What these three men also concealed from investors was their view on the so-called 80-20 loans offered by Countrywide.
This is where one borrower gets two loans to finance 100% of the purchase price of a home.
Mozilo described this product as “toxic” “poison,” and “the most dangerous product in existence.”
But this view was concealed from investors, who were told that Countrywide “consistently produced quality mortgages.”
All in all, the defendants knew, and acknowledged internally, what was happening at Countrywide. They understood that defaults and delinquencies would rise as a result of their aggressive tactics.
Indeed, requests by Countrywide’s Chief Risk Officer that investors be warned about the increasingly lax underwriting guidelines were rejected by Sambol and Sirecki.
But investors were left with only the mirage.
They were left with this mirage even though the company is required to disclose to investors the trends and uncertainties facing the business, in a section of the public filings known as Management Discussion and Analysis. That is where investors get to learn what management sees for the company in the future. That is a view that these defendants concealed from Countrywide investors.
Meanwhile, while hiding their hand from investors, Mozilo was actively taking his own chips off the table.
We allege that Mr. Mozilo engaged in insider trading by establishing four stock sales plans while he was aware of the company’s increasing credit risk and the expected poor performance of Countrywide-originated loans.
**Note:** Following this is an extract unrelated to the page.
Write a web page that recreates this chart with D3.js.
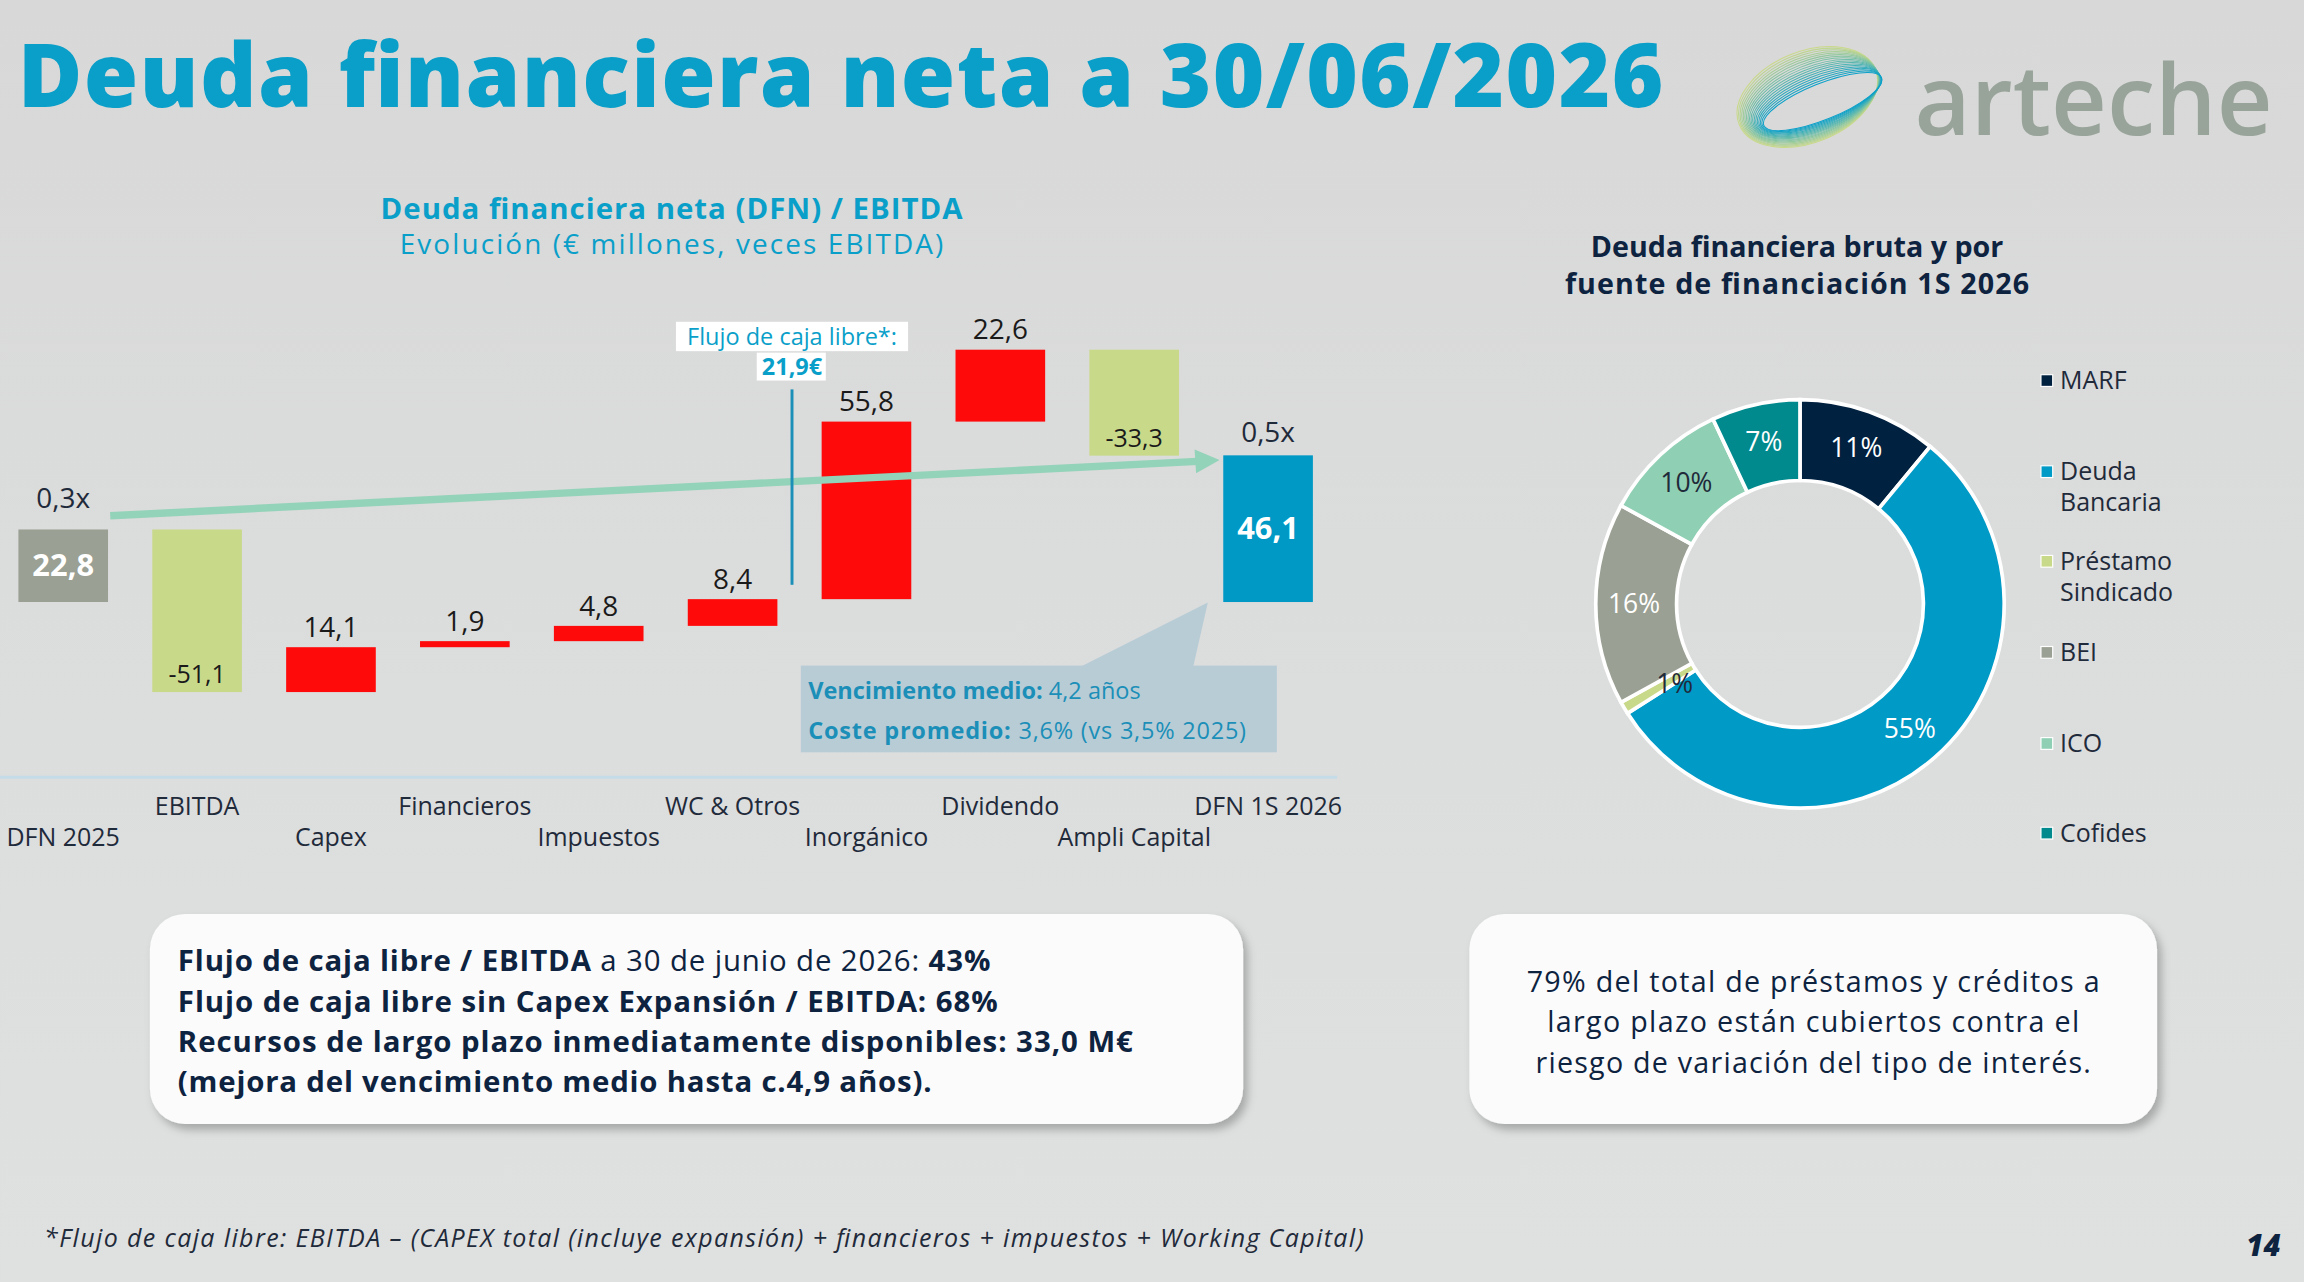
<!DOCTYPE html>
<html><head><meta charset="utf-8">
<script src="https://cdn.jsdelivr.net/npm/d3@7"></script>
<style>
body{margin:0;background:#d9d9d9;overflow:hidden}
text{font-family:"Open Sans",sans-serif}
</style></head><body>
<svg id="c" width="2304" height="1282" viewBox="0 0 1568 872.5"></svg>
<script>
// waterfall data
const steps = ["DFN 2025","EBITDA","Capex","Financieros","Impuestos","WC & Otros","Inorgánico","Dividendo","Ampli Capital","DFN 1S 2026"];
const deltas = [22.8,-51.1,14.1,1.9,4.8,8.4,55.8,22.6,-33.3,46.1];
const labels = ["22,8","-51,1","14,1","1,9","4,8","8,4","55,8","22,6","-33,3","46,1"];
const ratios = ["0,3x","0,5x"];
// donut data
const sources = ["MARF","Deuda Bancaria","Préstamo Sindicado","BEI","ICO","Cofides"];
const shares = [11,55,1,16,10,7];
const srcColors = ["#002140","#009ac7","#c9d98a","#9aa093","#8fcfb3","#008a8e"];

const svg = d3.select("#c");
const bg = svg.append("defs").append("linearGradient").attr("id","bg").attr("x1",0).attr("y1",0).attr("x2",0).attr("y2",1);
bg.append("stop").attr("offset",0).attr("stop-color","#d8d8d8");
bg.append("stop").attr("offset",1).attr("stop-color","#dfe1e1");
svg.append("rect").attr("width",1568).attr("height",873).attr("fill","url(#bg)");

svg.append("text").attr("x",12).attr("y",73).attr("font-size",60).attr("font-weight",800)
  .attr("fill","#0a9fc9").attr("textLength",1120).attr("lengthAdjust","spacing").text("Deuda financiera neta a 30/06/2026");

// logo
const lg = svg.append("g").attr("transform","translate(1230,66) rotate(-22)");
for (let i=0;i<18;i++){
  lg.append("ellipse").attr("rx",50-i*0.4).attr("ry",31-i*1.1).attr("cx",i*0.5).attr("cy",i*0.4)
    .attr("fill","none").attr("stroke",d3.interpolateRgb("#c9d98a","#0aa0c9")(i/17)).attr("stroke-width",0.7);
}
svg.append("text").attr("x",1303).attr("y",92).attr("font-size",66).attr("font-weight",600)
  .attr("fill","#98a39a").attr("font-family","Lato").text("arteche");

// chart titles
svg.append("text").attr("x",457).attr("y",149).attr("text-anchor","middle").attr("font-size",20).attr("font-weight",700).attr("fill","#0a9fc9").attr("textLength",396).text("Deuda financiera neta (DFN) / EBITDA");
svg.append("text").attr("x",457).attr("y",173).attr("text-anchor","middle").attr("font-size",19).attr("fill","#0a9fc9").attr("textLength",370).text("Evolución (€ millones, veces EBITDA)");

// waterfall
let run = 0;
const bars = deltas.map((d,i)=>{
  if (i===0 || i===deltas.length-1){ run = d; return {y0:0,y1:d,i}; }
  const y0 = run; run += d; return {y0,y1:run,i};
});
const x = d3.scalePoint().domain(steps).range([43,863]);
const y = d3.scaleLinear().domain([-28.3,79.3]).range([471,238]);
const bw = 61;
const isEnd = b => b.i===0 || b.i===steps.length-1;
const colOf = (b)=> b.i===0 ? "#9aa093" : b.i===steps.length-1 ? "#0099c6" : (deltas[b.i]<0 ? "#c9d98a" : "#ff0a0a");

svg.append("line").attr("x1",0).attr("x2",910).attr("y1",529).attr("y2",529).attr("stroke","#c4dbe8").attr("stroke-width",2);

svg.selectAll(".bar").data(bars).enter().append("rect")
  .attr("x",b=>x(steps[b.i])-bw/2).attr("width",bw)
  .attr("y",b=>y(Math.max(b.y0,b.y1))).attr("height",b=>Math.abs(y(b.y0)-y(b.y1)))
  .attr("fill",colOf);

svg.selectAll(".vl").data(bars).enter().append("text")
  .attr("x",b=>x(steps[b.i]))
  .attr("y",b=>{
    const top=y(Math.max(b.y0,b.y1)), bot=y(Math.min(b.y0,b.y1));
    if (isEnd(b)) return (top+bot)/2+7;
    if (deltas[b.i]<0) return bot-6;
    return top-7;
  })
  .attr("text-anchor","middle")
  .attr("font-size",b=>isEnd(b)?21:(deltas[b.i]<0?17:19))
  .attr("font-weight",b=>isEnd(b)?700:400)
  .attr("fill",b=>isEnd(b)?"#fff":"#1a1a1a")
  .text(b=>labels[b.i]);

svg.selectAll(".cat").data(steps).enter().append("text")
  .attr("x",d=>x(d)).attr("y",(d,i)=>i%2?555:576).attr("text-anchor","middle")
  .attr("font-size",17).attr("fill","#1f2a3a").text(d=>d);

// ratio labels
svg.append("text").attr("x",43).attr("y",346).attr("text-anchor","middle").attr("font-size",19).attr("fill","#1f2a3a").text(ratios[0]);
svg.append("text").attr("x",863).attr("y",301).attr("text-anchor","middle").attr("font-size",19).attr("fill","#1f2a3a").text(ratios[1]);

// arrow
svg.append("line").attr("x1",75).attr("y1",351).attr("x2",815).attr("y2",314).attr("stroke","#93d3b9").attr("stroke-width",5);
svg.append("path").attr("d","M813,306 L830,313 L814,322 Z").attr("fill","#93d3b9");

// flujo annotation
svg.append("line").attr("x1",539).attr("x2",539).attr("y1",265).attr("y2",398).attr("stroke","#1b8fb8").attr("stroke-width",2);
svg.append("rect").attr("x",460).attr("y",219).attr("width",158).attr("height",20).attr("fill","#fff");
svg.append("text").attr("x",539).attr("y",235).attr("text-anchor","middle").attr("font-size",16).attr("fill","#0a9fc9").text("Flujo de caja libre*:");
svg.append("rect").attr("x",515).attr("y",240).attr("width",47).attr("height",19).attr("fill","#fff");
svg.append("text").attr("x",539).attr("y",255).attr("text-anchor","middle").attr("font-size",16).attr("font-weight",700).attr("fill","#0a9fc9").text("21,9€");

// callout
svg.append("path").attr("d","M735,454 L822,410 L812,454 Z").attr("fill","#b8ccd6");
svg.append("rect").attr("x",545).attr("y",453).attr("width",324).attr("height",59).attr("fill","#b8ccd6");
const c1 = svg.append("text").attr("x",550).attr("y",476).attr("font-size",16).attr("fill","#1b8fb8");
c1.append("tspan").attr("font-weight",700).text("Vencimiento medio: ");
c1.append("tspan").text("4,2 años");
const c2 = svg.append("text").attr("x",550).attr("y",503).attr("font-size",16).attr("fill","#1b8fb8").attr("textLength",298);
c2.append("tspan").attr("font-weight",700).text("Coste promedio: ");
c2.append("tspan").text("3,6% (vs 3,5% 2025)");

// donut
svg.append("text").attr("x",1223).attr("y",175).attr("text-anchor","middle").attr("font-size",19.5).attr("font-weight",700).attr("fill","#0d2340").text("Deuda financiera bruta y por");
svg.append("text").attr("x",1223).attr("y",200).attr("text-anchor","middle").attr("font-size",19.5).attr("font-weight",700).attr("fill","#0d2340").attr("textLength",316).text("fuente de financiación 1S 2026");
const pie = d3.pie().sort(null).value(d=>d)(shares);
const arc = d3.arc().innerRadius(84).outerRadius(139);
const lab = d3.arc().innerRadius(113).outerRadius(113);
const dg = svg.append("g").attr("transform","translate(1225,411)");
dg.selectAll("path").data(pie).enter().append("path").attr("d",arc)
  .attr("fill",(d,i)=>srcColors[i]).attr("stroke","#fff").attr("stroke-width",2.5);
dg.selectAll("text").data(pie).enter().append("text")
  .attr("transform",(d,i)=>{const c=lab.centroid(d); if(i===2){c[0]+=12;c[1]-=3;} return `translate(${c})`;})
  .attr("text-anchor","middle").attr("dy","0.35em").attr("font-size",18)
  .attr("fill",(d,i)=>(i===2||i===4)?"#1f2a3a":"#fff").text(d=>d.data+"%");

const legY = [[258],[320,341],[381,402],[443],[505],[566]];
sources.forEach((s,i)=>{
  svg.append("rect").attr("x",1389).attr("y",legY[i][0]-3).attr("width",8).attr("height",8).attr("fill",srcColors[i]).attr("stroke","#fff").attr("stroke-width",0.8);
  const words = i===1?["Deuda","Bancaria"]:i===2?["Préstamo","Sindicado"]:[s];
  words.forEach((w,j)=>svg.append("text").attr("x",1402).attr("y",legY[i][j]+7).attr("font-size",17).attr("fill","#1f2a3a").text(w));
});

// bottom boxes
const f = svg.append("defs").append("filter").attr("id","sh").attr("x","-10%").attr("y","-10%").attr("width","120%").attr("height","130%");
f.append("feDropShadow").attr("dx",3).attr("dy",4).attr("stdDeviation",3).attr("flood-color","#000").attr("flood-opacity",0.25);
svg.append("rect").attr("x",102).attr("y",622).attr("width",744).attr("height",143).attr("rx",24).attr("fill","#fbfbfb").attr("filter","url(#sh)");
svg.append("rect").attr("x",1000).attr("y",622).attr("width",468).attr("height",143).attr("rx",24).attr("fill","#fbfbfb").attr("filter","url(#sh)");
const lines = [
  [[["Flujo de caja libre / EBITDA",700],[" a 30 de junio de 2026: ",400],["43%",700]],553],
  [[["Flujo de caja libre sin Capex Expansión / EBITDA: 68%",700]],558],
  [[["Recursos de largo plazo inmediatamente disponibles: 33,0 M€",700]],650],
  [[["(mejora del vencimiento medio hasta c.4,9 años).",700]],513]
];
lines.forEach((ln,k)=>{
  const t = svg.append("text").attr("x",121).attr("y",661+k*27.5).attr("font-size",20).attr("fill","#0d2340").attr("textLength",ln[1]);
  ln[0].forEach(p=>t.append("tspan").attr("font-weight",p[1]).text(p[0]));
});
[["79% del total de préstamos y créditos a",390],["largo plazo están cubiertos contra el",362],["riesgo de variación del tipo de interés.",378]].forEach((s,k)=>
  svg.append("text").attr("x",1234).attr("y",675+k*27.5).attr("text-anchor","middle").attr("font-size",19.5).attr("fill","#0d2340").attr("textLength",s[1]).text(s[0]));

svg.append("text").attr("x",30).attr("y",849).attr("font-size",17).attr("font-style","italic").attr("fill","#1f2a3a").attr("textLength",898)
  .text("*Flujo de caja libre: EBITDA – (CAPEX total (incluye expansión) + financieros + impuestos + Working Capital)");
svg.append("text").attr("x",1552).attr("y",855).attr("text-anchor","end").attr("font-size",20).attr("font-style","italic").attr("font-weight",800).attr("fill","#0d2340").text("14");
</script></body></html>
Then, Mozilo exercised more than 5.1 million stock options and sold the underlying shares for total proceeds of nearly $140 million.
Our complaint asks the court for an order requiring these defendants to repay the profits from their stock sales and pay financial penalties for the harm they caused and other remedies.
We also seek to have them barred from serving as officers or directors of public companies.
These former Countrywide executives made deliberate decisions to mislead shareholders.
They made investors their last priority.
Here at the SEC, investors are always the top priority.
We will aggressively pursue those who put their own selfish priorities ahead of the needs of investors, as we have done today with these former Countrywide executives.
Before I take questions, I’d like to thank the staff responsible for putting the case together: Los Angeles Regional Director Rosalind Tyson as well as Michele Wein Layne, John M. McCoy, III, Spencer Bendell, Lynn Dean, Paris Wynn, and Sam Puathasnanon.